Besides the gross factor… Telling you to make sure he doesn’t run out??? He’s not a big boy & can’t tell you he’s getting low??? I say hide yours from now on! Something that may help, go buy two of his deodorant, and once he finishes the 1st & starts to use the backup you know it’s time to get another backup.
I need to develop a deodorant cap padlock!
He can’t buy his own?!
Stock up on his deodorant! I keep a supply of male/boy supplies stocked under each sink in the house, along with toothbrushes, shampoo and razors. I don’t want to share anything in the bathroom with my husband or my boys! I buy in BULK!!
I don’t see the big deal. We do that all the time.
Apparently, so does my husband. 🙂
Are married to the same man?! Mine doesn’t just put it on his pits tho….
What?! Where else does he put it?!
Some men sweat “down there” and they apply gold bond or deodorant to prevent chafing. I’m sure you’re sorry you asked ;).
Yuck 🙁
You are a retard!! God forbid he goes down on you! You would probably freak out or just be grossed out! Either way your an idiot!
We share deodarant. I don’t see what the big deal is. It’s applied after the shower.
Yup my fiancee did that too. I told him the same thing and he did use it until it was gone! Stick to your guns or put a lock on your bathroom drawer.

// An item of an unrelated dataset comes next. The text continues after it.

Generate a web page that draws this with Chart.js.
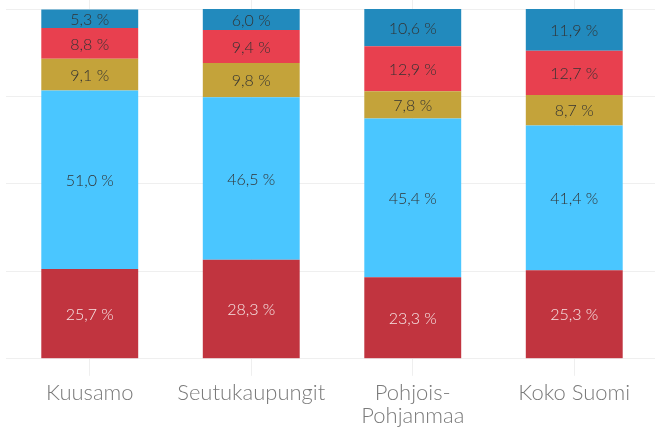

My hubby is a little bit of a germ freak and is totally grossed out by the idea of sharing deoderant with me. HOWEVER. Toothbrushes? Different story. On our honeymoon I dropped my toothbrush on the bathroom floor and he promptly pounced on it and tossed it in the trash before I could rescue it. I indignantly announced “Well then let’s go to the resort store and I’ll just get a new toothbrush.” His response? “Everything in there is so overpriced! No way. We’ll just share mine.” WHAT? No. Ew. Gross. I AM NOT USING YOUR TOOTHBRUSH. Then he says “Babe…we’re married…” Ugh, I guess he had a point. I put up with sharing a toothbrush for a few days. But never again. He has his quirks, I have mine. We don’t ask questions. We just go with it. LOL
🙂
I had a bf and we shared deodorant because we both liked different smells. His favorite was actually a Donna Karen for women.
Armpits aren’t that gross unless you don’t wear deodorant.